• [Source excerpt]
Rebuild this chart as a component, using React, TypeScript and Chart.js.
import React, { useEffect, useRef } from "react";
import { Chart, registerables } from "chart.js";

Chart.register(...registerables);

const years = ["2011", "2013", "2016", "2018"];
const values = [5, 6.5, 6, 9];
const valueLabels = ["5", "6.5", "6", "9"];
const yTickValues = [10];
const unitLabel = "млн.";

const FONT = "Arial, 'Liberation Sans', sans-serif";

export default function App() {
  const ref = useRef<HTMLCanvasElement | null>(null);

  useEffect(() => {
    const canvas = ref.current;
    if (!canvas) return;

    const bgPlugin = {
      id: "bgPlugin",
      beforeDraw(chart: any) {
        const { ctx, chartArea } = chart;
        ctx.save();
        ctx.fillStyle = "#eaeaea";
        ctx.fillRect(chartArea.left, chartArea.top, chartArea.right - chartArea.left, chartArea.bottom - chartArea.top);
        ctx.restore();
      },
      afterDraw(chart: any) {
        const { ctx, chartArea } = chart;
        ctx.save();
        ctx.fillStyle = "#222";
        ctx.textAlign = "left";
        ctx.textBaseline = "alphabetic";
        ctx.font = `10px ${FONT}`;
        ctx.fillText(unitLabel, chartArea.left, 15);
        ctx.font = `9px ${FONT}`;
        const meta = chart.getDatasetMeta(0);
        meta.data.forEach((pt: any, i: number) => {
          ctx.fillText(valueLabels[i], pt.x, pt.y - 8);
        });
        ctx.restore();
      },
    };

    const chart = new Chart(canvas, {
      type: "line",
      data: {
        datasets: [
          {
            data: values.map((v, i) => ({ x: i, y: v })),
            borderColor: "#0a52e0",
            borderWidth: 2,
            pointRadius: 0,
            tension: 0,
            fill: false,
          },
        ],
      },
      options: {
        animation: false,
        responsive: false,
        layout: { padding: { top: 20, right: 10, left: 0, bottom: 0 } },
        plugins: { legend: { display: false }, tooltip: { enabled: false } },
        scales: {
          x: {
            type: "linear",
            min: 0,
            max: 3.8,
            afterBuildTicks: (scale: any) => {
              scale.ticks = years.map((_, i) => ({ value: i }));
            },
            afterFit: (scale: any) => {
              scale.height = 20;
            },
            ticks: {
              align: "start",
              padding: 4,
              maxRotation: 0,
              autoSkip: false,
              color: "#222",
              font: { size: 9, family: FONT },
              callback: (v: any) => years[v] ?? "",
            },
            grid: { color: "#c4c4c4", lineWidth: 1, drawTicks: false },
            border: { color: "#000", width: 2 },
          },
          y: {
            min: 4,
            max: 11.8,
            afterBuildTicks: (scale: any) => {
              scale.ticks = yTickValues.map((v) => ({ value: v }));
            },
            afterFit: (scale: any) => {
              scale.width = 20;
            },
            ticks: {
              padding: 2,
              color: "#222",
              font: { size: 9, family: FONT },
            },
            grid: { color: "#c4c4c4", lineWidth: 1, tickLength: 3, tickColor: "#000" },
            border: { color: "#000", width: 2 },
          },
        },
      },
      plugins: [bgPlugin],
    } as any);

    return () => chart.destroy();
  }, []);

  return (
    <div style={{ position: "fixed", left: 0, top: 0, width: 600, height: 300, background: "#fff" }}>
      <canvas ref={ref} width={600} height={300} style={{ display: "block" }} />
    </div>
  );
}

• [Aim]
Return the material exactly as it stands.

• [Complete answer]
Rebuild this chart as a component, using React, TypeScript and Chart.js.
import React, { useEffect, useRef } from "react";
import { Chart, registerables } from "chart.js";

Chart.register(...registerables);

const years = ["2011", "2013", "2016", "2018"];
const values = [5, 6.5, 6, 9];
const valueLabels = ["5", "6.5", "6", "9"];
const yTickValues = [10];
const unitLabel = "млн.";

const FONT = "Arial, 'Liberation Sans', sans-serif";

export default function App() {
  const ref = useRef<HTMLCanvasElement | null>(null);

  useEffect(() => {
    const canvas = ref.current;
    if (!canvas) return;

    const bgPlugin = {
      id: "bgPlugin",
      beforeDraw(chart: any) {
        const { ctx, chartArea } = chart;
        ctx.save();
        ctx.fillStyle = "#eaeaea";
        ctx.fillRect(chartArea.left, chartArea.top, chartArea.right - chartArea.left, chartArea.bottom - chartArea.top);
        ctx.restore();
      },
      afterDraw(chart: any) {
        const { ctx, chartArea } = chart;
        ctx.save();
        ctx.fillStyle = "#222";
        ctx.textAlign = "left";
        ctx.textBaseline = "alphabetic";
        ctx.font = `10px ${FONT}`;
        ctx.fillText(unitLabel, chartArea.left, 15);
        ctx.font = `9px ${FONT}`;
        const meta = chart.getDatasetMeta(0);
        meta.data.forEach((pt: any, i: number) => {
          ctx.fillText(valueLabels[i], pt.x, pt.y - 8);
        });
        ctx.restore();
      },
    };

    const chart = new Chart(canvas, {
      type: "line",
      data: {
        datasets: [
          {
            data: values.map((v, i) => ({ x: i, y: v })),
            borderColor: "#0a52e0",
            borderWidth: 2,
            pointRadius: 0,
            tension: 0,
            fill: false,
          },
        ],
      },
      options: {
        animation: false,
        responsive: false,
        layout: { padding: { top: 20, right: 10, left: 0, bottom: 0 } },
        plugins: { legend: { display: false }, tooltip: { enabled: false } },
        scales: {
          x: {
            type: "linear",
            min: 0,
            max: 3.8,
            afterBuildTicks: (scale: any) => {
              scale.ticks = years.map((_, i) => ({ value: i }));
            },
            afterFit: (scale: any) => {
              scale.height = 20;
            },
            ticks: {
              align: "start",
              padding: 4,
              maxRotation: 0,
              autoSkip: false,
              color: "#222",
              font: { size: 9, family: FONT },
              callback: (v: any) => years[v] ?? "",
            },
            grid: { color: "#c4c4c4", lineWidth: 1, drawTicks: false },
            border: { color: "#000", width: 2 },
          },
          y: {
            min: 4,
            max: 11.8,
            afterBuildTicks: (scale: any) => {
              scale.ticks = yTickValues.map((v) => ({ value: v }));
            },
            afterFit: (scale: any) => {
              scale.width = 20;
            },
            ticks: {
              padding: 2,
              color: "#222",
              font: { size: 9, family: FONT },
            },
            grid: { color: "#c4c4c4", lineWidth: 1, tickLength: 3, tickColor: "#000" },
            border: { color: "#000", width: 2 },
          },
        },
      },
      plugins: [bgPlugin],
    } as any);

    return () => chart.destroy();
  }, []);

  return (
    <div style={{ position: "fixed", left: 0, top: 0, width: 600, height: 300, background: "#fff" }}>
      <canvas ref={ref} width={600} height={300} style={{ display: "block" }} />
    </div>
  );
}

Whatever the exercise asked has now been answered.